There were times that I thought that I had a sex-problem (before last summer).. Sometimes I'd have 4 different men in 1 weekend and I'd still not be satisfied.. I'd have to relieve myself in the bathroom at work to be able to concentrate again.. But that's just peanuts compared to miss TitWiggle!
And in her reasoning she's very masculine as well.. She can discart people like a player discarts his women.. She doesnt seem to have very much feelings (apart from the angry/bitchy ones)and if she does she's unable to express them. She doesnt ever want to get married, she's got no motherly feelings whatsoever and apart from her curves and the way she dresses there's not much feminine about her.. There aren't a lot of people she can tolerate..
Sometimes I wonder what she sees in me.. why am I so special?
She has this sort of shrine with pictures of family and friends.. And between her sisters, her nephews, her few friends there's me.. and me.. and me.. I look at it and wonder what makes me so different that she can tolerate me? So different that she even wants me to stay with her for a whole year? I said to her that if we were to make a decision like that, we have to think it over very carefully. I said things are going well now, but I've only been here for 3 weeks orso.. I've lived together with people before.. and in the beginning its always fun and things go well as long as there's no friction.. but after some time always something goes wrong. And it spoils friendships. I've had it spoil one of my dearest friendships..
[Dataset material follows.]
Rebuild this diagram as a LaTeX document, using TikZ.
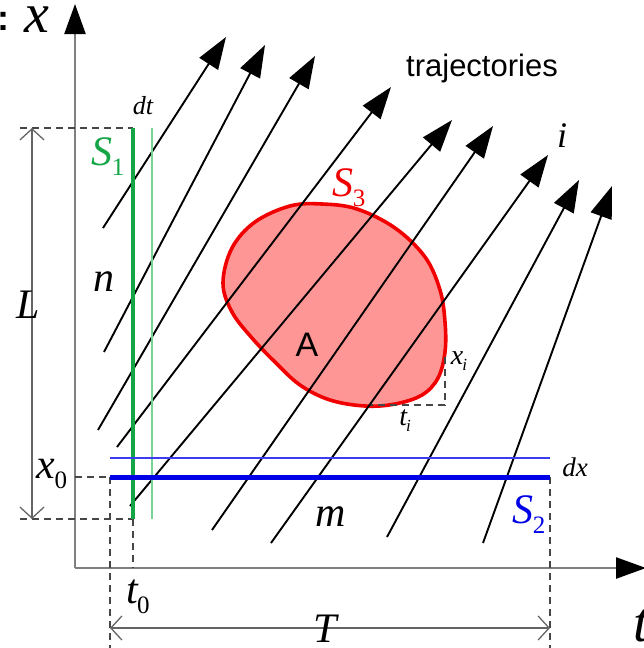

There isnt much I can't take. And if her friends/family knew the shit that she's done to me they'd turn their backs against her. They see me as this little sweet angel, so adorable and innocent and sweet.. And she's hurt me pretty bad. If I were Greek I'd never speak to her again. She's lucky I'm not Greek.. But what's in the past is in the past. I've learnt and I know now how far I can trust her. Maybe that's why it surprises me that I mean so much to her. I still have her at a safe distance. I don't trust people and I don't let them into my safe circle. I hate it that I've become this way, but the hurt is so intense that I don't want to deal with that anymore..
I used to be a 100% kind of person. When I am in love I'm in it 100%, when I'm happy or enjoying or horny, I'm in it 100%.. all the way.. But because I did like this I also used to hurt 100% when something went wrong.. The more intense the happiness, the more intense the hurt.. And I am a big fat coward, because I have sealed off my safe circle..
Anyway.. this post is getting too long and I need to go walk the tredmill.. If not I'll be typing here still after the sun went down..
Have a nice day
3/30/2006 3:00 am
You're a total typing machine....|
Although a very sexy typing machine
-Vaihtelu1969 to spice you up-
3/30/2006 4:16 am
Isn't yr tredmill able to do the typing ? Is easier to combine them, and makes post even longer. |
How wide is yr safe circle ?
3/30/2006 6:17 pm
~*~ Vaihtelu- Oi! I just now notice that I've been spelling your name incorrectly! I apologize |
Hahaha And yes.. I type away the words straight from my brain onto the screen.. Glad I can type with all my fingers and no watching!
~*~ dutchpete- Whehe No, the tredmill just improves my condition and made sure I lost 5 kgs since I got here
My safe-circle is almost wide enough for me to stretch my arms in.. I think it reaches until about half way my underarm.. why?